Saturday, November 01, 2003

DEATH TOLL UNTOLLED

It’s not schadenfreude behind the noting of occasional myopia at The New York Times. For some it’s outrage over the Times’ presumed liberalism and slanting of the news; when I draw attention to a lapse it’s because the skill and experience one assumes of the Times staff make the flubs mysterious and funny.

I was particularly mystified by the “Postwar G.I. Death Toll Exceeds Wartime Total” in the Iraq coverage of the Oct. 30 edition. The following two paragraphs, which you can, of course, skip, are the first paragraphs of the article.

“BAGHDAD, Iraq, Oct. 29 -- American military casualties spiked Tuesday night into Wednesday with a new round of mortar attacks, roadside bombs and shootings that left four soldiers dead and more wounded.

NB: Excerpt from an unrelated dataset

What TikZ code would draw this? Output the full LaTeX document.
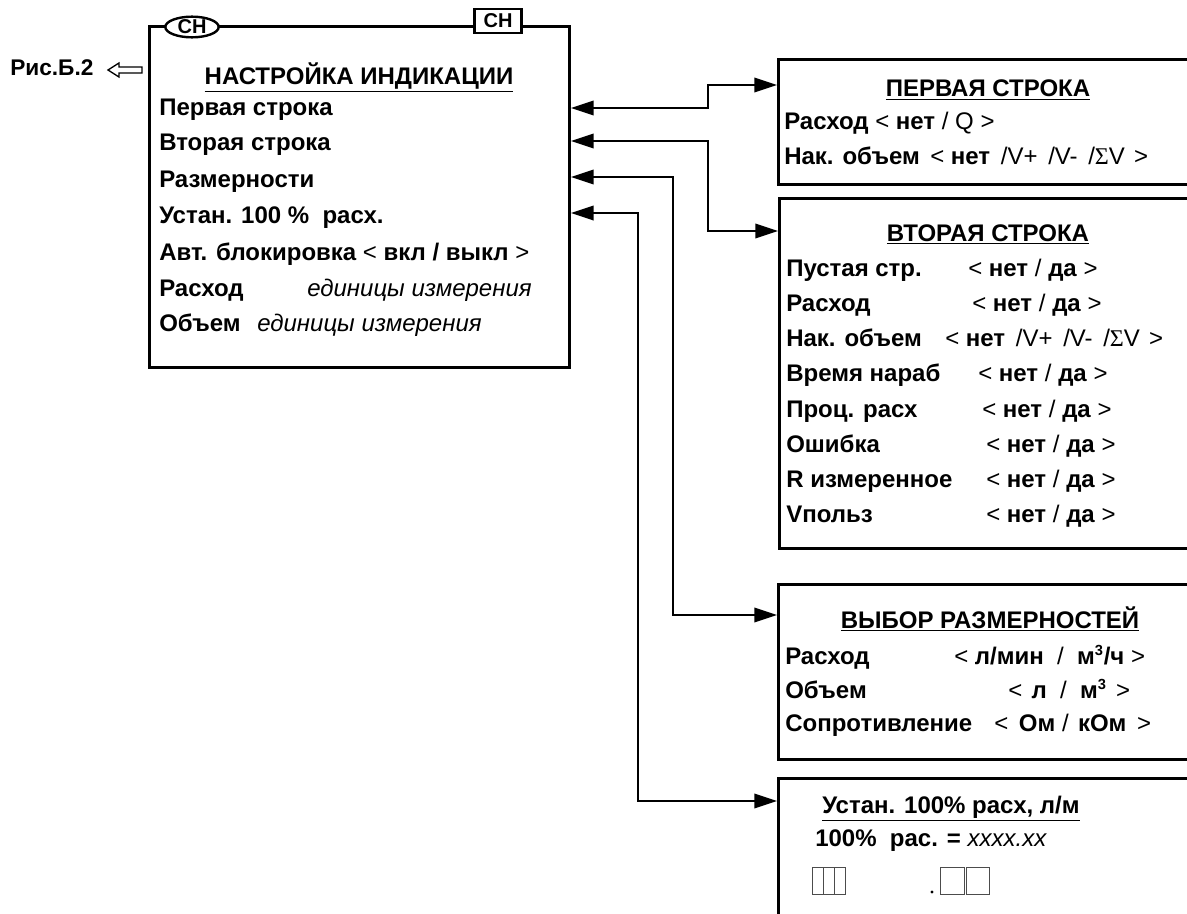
\documentclass[tikz,border=0pt]{standalone}
\usepackage{fontspec}
\setmainfont{Liberation Sans}
\newfontfamily\symf{Liberation Serif}
\usetikzlibrary{arrows.meta,shapes.geometric}
\newcommand{\rg}[1]{{\mdseries #1}}
\newcommand{\itl}[1]{{\mdseries\itshape #1}}
\newcommand{\sumv}{\rg{<} нет\hspace{3pt} \rg{/V+\hspace{3pt} /V-\hspace{3pt} /}{\mdseries\symf Σ}\rg{V\hspace{2pt} >}}
\begin{document}
\begin{tikzpicture}[x=0.75pt,y=-0.75pt,
  font=\bfseries\fontsize{18}{20}\selectfont,
  box/.style={draw, line width=2.2pt, inner sep=0pt, anchor=north west},
  lbl/.style={anchor=base west, inner sep=0pt},
  ttl/.style={anchor=base, inner sep=0pt},
  small/.style={font=\bfseries\fontsize{15}{16}\selectfont},
  conn/.style={line width=1.1pt, {Triangle[length=17pt,width=11pt]}-{Triangle[length=17pt,width=11pt]}},
  cell/.style={draw=black!70, line width=0.6pt}]
\fill[white] (0,0) rectangle (1187,913);
\useasboundingbox (0,0) rectangle (1187,913);
\clip (0,0) rectangle (1187,913);

% left box
\node[box, minimum width=315pt, minimum height=255.75pt] (L) at (148,25) {};
\node[draw, ellipse, fill=white, line width=1.8pt, minimum width=40pt, minimum height=15.5pt, inner sep=0pt, small] (e) at (192,27) {СН};
\node[draw, fill=white, line width=1.8pt, minimum width=35pt, minimum height=18pt, inner sep=0pt, small] (r) at (498,21) {СН};

\node[lbl, font=\bfseries\fontsize{17}{18}\selectfont] (ris) at (10,76) {Рис.Б.2};
\draw[line width=1pt] (108,70) -- (119,63) -- (119,67) -- (142,67) -- (142,73) -- (119,73) -- (119,77) -- cycle;

\node[ttl] (t0) at (359,85) {\underline{НАСТРОЙКА ИНДИКАЦИИ}};
\node[lbl] (r1) at (159,116) {Первая строка};
\node[lbl] (r2) at (159,151) {Вторая строка};
\node[lbl] (r3) at (159,187) {Размерности};
\node[lbl] (r4) at (159,223) {Устан. 100 \%\ \ расх.};
\node[lbl] (r5) at (159,260) {Авт. блокировка \rg{<} вкл / выкл \rg{>}};
\node[lbl] (r6) at (159,296) {Расход};
\node[lbl] (r6v) at (307,296) {\itl{единицы измерения}};
\node[lbl] (r7) at (159,331) {Объем};
\node[lbl] (r7v) at (257,331) {\itl{единицы измерения}};

% box 1
\node[box, minimum width=330pt, minimum height=93.75pt] (b1) at (777,58) {};
\node[ttl] (b1t) at (988,97) {\underline{ПЕРВАЯ СТРОКА}};
\node[lbl] (b1a) at (784,130) {Расход};
\node[lbl] (b1av) at (875,130) {\rg{<} нет \rg{/ Q >}};
\node[lbl] (b1b) at (784,164) {Нак. объем};
\node[lbl] (b1bv) at (930,164) {\sumv};

% box 2
\node[box, minimum width=330pt, minimum height=262.5pt] (b2) at (778,197) {};
\node[ttl] (b2t) at (988,241) {\underline{ВТОРАЯ СТРОКА}};
\node[lbl] (s1) at (786,276) {Пустая стр.};
\node[lbl] (s1v) at (968,276) {\rg{<} нет \rg{/} да \rg{>}};
\node[lbl] (s2) at (786,311) {Расход};
\node[lbl] (s2v) at (972,311) {\rg{<} нет \rg{/} да \rg{>}};
\node[lbl] (s3) at (786,346) {Нак. объем};
\node[lbl] (s3v) at (945,346) {\sumv};
\node[lbl] (s4) at (786,381) {Время нараб};
\node[lbl] (s4v) at (978,381) {\rg{<} нет \rg{/} да \rg{>}};
\node[lbl] (s5) at (786,417) {Проц. расх};
\node[lbl] (s5v) at (982,417) {\rg{<} нет \rg{/} да \rg{>}};
\node[lbl] (s6) at (786,452) {Ошибка};
\node[lbl] (s6v) at (986,452) {\rg{<} нет \rg{/} да \rg{>}};
\node[lbl] (s7) at (786,487) {R измеренное};
\node[lbl] (s7v) at (986,487) {\rg{<} нет \rg{/} да \rg{>}};
\node[lbl] (s8) at (786,522) {Vпольз};
\node[lbl] (s8v) at (986,522) {\rg{<} нет \rg{/} да \rg{>}};

% box 3
\node[box, minimum width=330pt, minimum height=131.25pt] (b3) at (777,583) {};
\node[ttl] (b3t) at (990,628) {\underline{ВЫБОР РАЗМЕРНОСТЕЙ}};
\node[lbl] (u1) at (785,664) {Расход};
\node[lbl] (u1v) at (954,664) {\rg{<} л/мин\ \ \rg{/}\ \ м\textsuperscript{\fontsize{11}{12}\selectfont 3}/ч \rg{>}};
\node[lbl] (u2) at (785,698) {Объем};
\node[lbl] (u2v) at (1008,698) {\rg{<}\hspace{2pt} л\ \ \rg{/}\ \ м\textsuperscript{\fontsize{11}{12}\selectfont 3}\hspace{2pt} \rg{>}};
\node[lbl] (u3) at (785,731) {Сопротивление};
\node[lbl] (u3v) at (994,731) {\rg{<}\hspace{3pt} Ом \rg{/}\hspace{2pt} кОм\hspace{3pt} \rg{>}};

% box 4
\node[box, minimum width=330pt, minimum height=140pt] (b4) at (777,777) {};
\node[lbl] (b4t) at (822,813) {\underline{Устан. 100\% расх, л/м}};
\node[lbl] (b4a) at (815,846) {100\%\ \ рас. = \itl{xxxx.xx}};
\draw[cell] (812,867) rectangle (845,894);
\draw[cell] (823,867) -- (823,894) (834,867) -- (834,894);
\fill (932,892) circle (1.6);
\draw[cell] (940,867) rectangle (964,894);
\draw[cell] (966,867) rectangle (989,894);

% connectors
\draw[conn] (b1.west|-0,85) -| (708,108) -- (L.east|-0,108);
\draw[conn] (b2.west|-0,231) -| (708,141) -- (L.east|-0,141);
\draw[conn] (b3.west|-0,615) -| (673,177) -- (L.east|-0,177);
\draw[conn] (b4.west|-0,801) -| (638,213) -- (L.east|-0,213);
\end{tikzpicture}
\end{document}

“The American death toll since President Bush proclaimed the end of major combat operations now exceeds the 116 American combat deaths in the war to overthrow Saddam Hussein. The tempo of the attacks has increased as well, to an average of 33 a day over the last week from around 12 a day in July, a military spokesman said.”

Now, call me small-minded, but I read through the remaining 18 paragraphs of the story thinking it would tell me what the death toll was. You know, a number. Something to compare with 116. Maybe it would show up in the last paragraph, as a “by the way” kind of a thing? But the article -- the point of which, I think, was to point out that “Postwar G.I. Death Toll Exceeds Wartime Total” -- does not reveal the figure.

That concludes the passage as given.